Wealth and income inequality were nothing rare in global history. What was peculiar about the class system in the United States, though, is that for centuries we denied it existed. At every rung of the economic ladder, Americans believed that hard work and a little know-how were all a person needed to get ahead.
Unlike so many people
of my generation, I did get a good life for my hard work and know-how. In addition to what I might have earned, there were strokes of grace along the way that I can’t take any credit for. Somehow I ended up with a better situation than my parents had.
But the American Dream has a price tag on it. The cost changes depending on where you’re born and to whom, with what color skin and with how much money in your parents’ bank account. The poorer you are, the higher the price. You can pay an entire life in labor, it turns out, and have nothing to show for it. Less than nothing, even: debt, injury, abject need.

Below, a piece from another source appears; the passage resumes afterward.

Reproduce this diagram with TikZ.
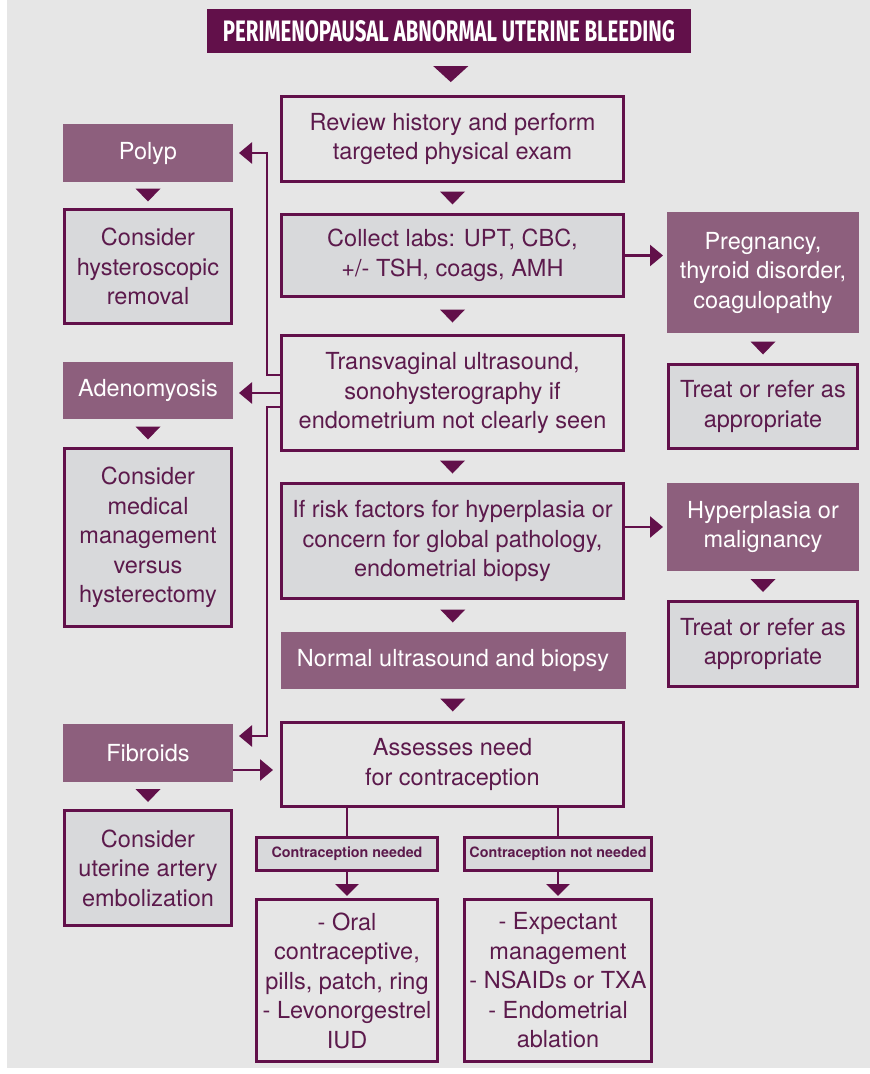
\documentclass[tikz,border=0pt]{standalone}
\usepackage{fontspec}
\setmainfont{TeX Gyre Heros}
\newfontfamily\titlefont{Fira Sans}
\usepackage{graphicx}
\usetikzlibrary{arrows.meta,calc}
\definecolor{plum}{HTML}{62104A}
\definecolor{tagplum}{HTML}{8D5F7D}
\definecolor{shade}{HTML}{D8D9DB}
\definecolor{paper}{HTML}{E6E6E6}
\definecolor{ink}{HTML}{5C1A4C}
\newcommand\boxfont{\fontsize{23.5}{29.5}\selectfont}
\newcommand\tagfont{\fontsize{14.3}{17}\selectfont\bfseries}
% filled pointer half way between two nodes
\newcommand\gapmark[4]{\fill[plum] ($(#1.south)!.5!(#2.north)$) ++(-#3/2,-#4/2) -- ++(#3,0) -- ++(-#3/2,#4) -- cycle;}

\begin{document}
\begin{tikzpicture}[x=1pt,y=-1pt,
  box/.style={draw=plum, line width=3pt, text=ink, align=center, font=\boxfont, inner sep=0pt},
  shaded/.style={box, fill=shade},
  tag/.style={draw=tagplum, fill=tagplum, line width=3pt, text=white, align=center, font=\boxfont, inner sep=0pt},
  midcol/.style={minimum width=342},
  leftcol/.style={minimum width=167},
  rightcol/.style={minimum width=189},
  link/.style={draw=plum, line width=2.6pt},
  arrow/.style={link, -{Triangle[length=13pt,width=21pt]}, shorten >=6pt}]
  \useasboundingbox (0,0) rectangle (870,1074);
  \fill[white] (0,0) rectangle (870,1074);
  \fill[paper] (7,0) rectangle (870,1068);

  % title
  \node[fill=plum, minimum width=484, minimum height=44, inner sep=0pt, text=white] (title) at (449,31)
    {\resizebox{452pt}{21pt}{\titlefont\bfseries PERIMENOPAUSAL ABNORMAL UTERINE BLEEDING}};

  % middle column
  \node[box, midcol, minimum height=85] (review) at (452.5,139)
    {Review history and perform\\targeted physical exam};
  \node[shaded, midcol, minimum height=82] (labs) at (452.5,255.5)
    {Collect labs: UPT, CBC,\\+/- TSH, coags, AMH};
  \node[box, midcol, minimum height=115] (tvus) at (452.5,393)
    {Transvaginal ultrasound,\\sonohysterography if\\endometrium not clearly seen};
  \node[shaded, midcol, minimum height=115] (risk) at (452.5,541)
    {If risk factors for hyperplasia or\\concern for global pathology,\\endometrial biopsy};
  \node[tag, midcol, minimum height=54] (normal) at (453,660.5) {Normal ultrasound and biopsy};
  \node[box, midcol, minimum height=84] (assess) at (452.5,764.5)
    {Assesses need\\for contraception};

  % contraception branches
  \node[shaded, minimum width=181, minimum height=33, font=\tagfont] (needlbl) at (347,854)
    {Contraception needed};
  \node[shaded, minimum width=187, minimum height=33, font=\tagfont] (notlbl) at (558,854)
    {Contraception not needed};
  \node[box, minimum width=181, minimum height=162] (ocbox) at (347,980.5)
    {- Oral\\contraceptive,\\pills, patch, ring\\- Levonorgestrel\\IUD};
  \node[box, minimum width=187, minimum height=162] (expbox) at (558,980.5)
    {- Expectant\\management\\- NSAIDs or TXA\\- Endometrial\\ablation};

  % left column
  \node[tag, leftcol, minimum height=55] (polyp) at (148,153) {Polyp};
  \node[shaded, leftcol, minimum height=114] (hysterbox) at (148,266.5)
    {Consider\\hysteroscopic\\removal};
  \node[tag, leftcol, minimum height=54] (adeno) at (148,390.5) {Adenomyosis};
  \node[shaded, leftcol, minimum height=178] (medbox) at (148,537.5)
    {Consider\\medical\\management\\versus\\hysterectomy};
  \node[tag, leftcol, minimum height=55] (fibroid) at (148,753) {Fibroids};
  \node[shaded, leftcol, minimum height=115] (uaebox) at (148,868)
    {Consider\\uterine artery\\embolization};

  % right column
  \node[tag, rightcol, minimum height=118] (preg) at (763,272.5)
    {Pregnancy,\\thyroid disorder,\\coagulopathy};
  \node[shaded, rightcol, minimum height=84] (treatone) at (763,406.5)
    {Treat or refer as\\appropriate};
  \node[tag, rightcol, minimum height=85] (hyper) at (763,527)
    {Hyperplasia or\\malignancy};
  \node[shaded, rightcol, minimum height=85] (treattwo) at (763,644)
    {Treat or refer as\\appropriate};

  % pointers
  \gapmark{title}{review}{35}{16}
  \gapmark{review}{labs}{25}{13}
  \gapmark{labs}{tvus}{25}{13}
  \gapmark{tvus}{risk}{25}{13}
  \gapmark{risk}{normal}{25}{13}
  \gapmark{normal}{assess}{25}{13}
  \gapmark{polyp}{hysterbox}{25}{13}
  \gapmark{adeno}{medbox}{25}{13}
  \gapmark{fibroid}{uaebox}{25}{13}
  \gapmark{preg}{treatone}{25}{13}
  \gapmark{hyper}{treattwo}{25}{13}

  % connectors
  \coordinate (tvtop) at ([yshift=18pt]tvus.west);
  \coordinate (tvlow) at ([yshift=-14pt]tvus.west);
  \coordinate (fibin) at ([yshift=17pt]fibroid.east);
  \coordinate (fibout) at ([yshift=-17pt]fibroid.east);
  \draw[arrow] (tvtop) -- ++(-13,0) |- (polyp.east);
  \draw[arrow] (tvus.west) -- (tvus.west -| adeno.east);
  \draw[arrow] (tvlow) -- ++(-13,0) |- (fibin);
  \draw[arrow, shorten >=7pt] (fibout) -- (fibout -| assess.west);
  \draw[arrow, shorten >=4pt] (labs.east) -- (labs.east -| preg.west);
  \draw[arrow, shorten >=4pt] (risk.east |- hyper.west) -- (hyper.west);
  \draw[link] (assess.south -| needlbl.north) -- (needlbl.north);
  \draw[link] (assess.south -| notlbl.north) -- (notlbl.north);
  \draw[link, -{Triangle[length=12pt,width=23pt]}, shorten >=2pt] (needlbl.south) -- (ocbox.north);
  \draw[link, -{Triangle[length=12pt,width=23pt]}, shorten >=2pt] (notlbl.south) -- (expbox.north);
\end{tikzpicture}
\end{document}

No matter who you are or what you started with, though, your fortunes are not assured. For decades, far more people fell down the ladder than climbed up it. The American economy is less like a dream supported by democracy than it is like an inconsistent god. Most of us, regardless of economic station, sacrifice a great deal to it.
That can be a satisfying agreement. Grandpa Arnie loved working the land not for the price of wheat per bushel but because smelling damp earth at sunrise felt like a holy experience. Dad loved building something beautiful out of good lumber not for the paycheck but for seeing his own creativity turned into a sturdy, useful structure. The pleasure that Mom got when she sold a little house in Wichita wasn’t just for the small commission but for the tears in the family’s eyes when she handed them the keys.
Work can be a true communion with resources, materials, other people. I have no issue with work.
Its relationship to the economy—whose work is assigned what value—is where the trouble comes in.
My family’s labor was undervalued to such an extent that, while we never starved or went without shelter in a chronic way, we all knew what it felt like to need something essential—food, shoes, a safe place to live, a rent payment, a trip to the doctor—and go without it for lack of money. That’s the sort of mess I wanted out of. That’s the sort of mess I never wanted you to experience.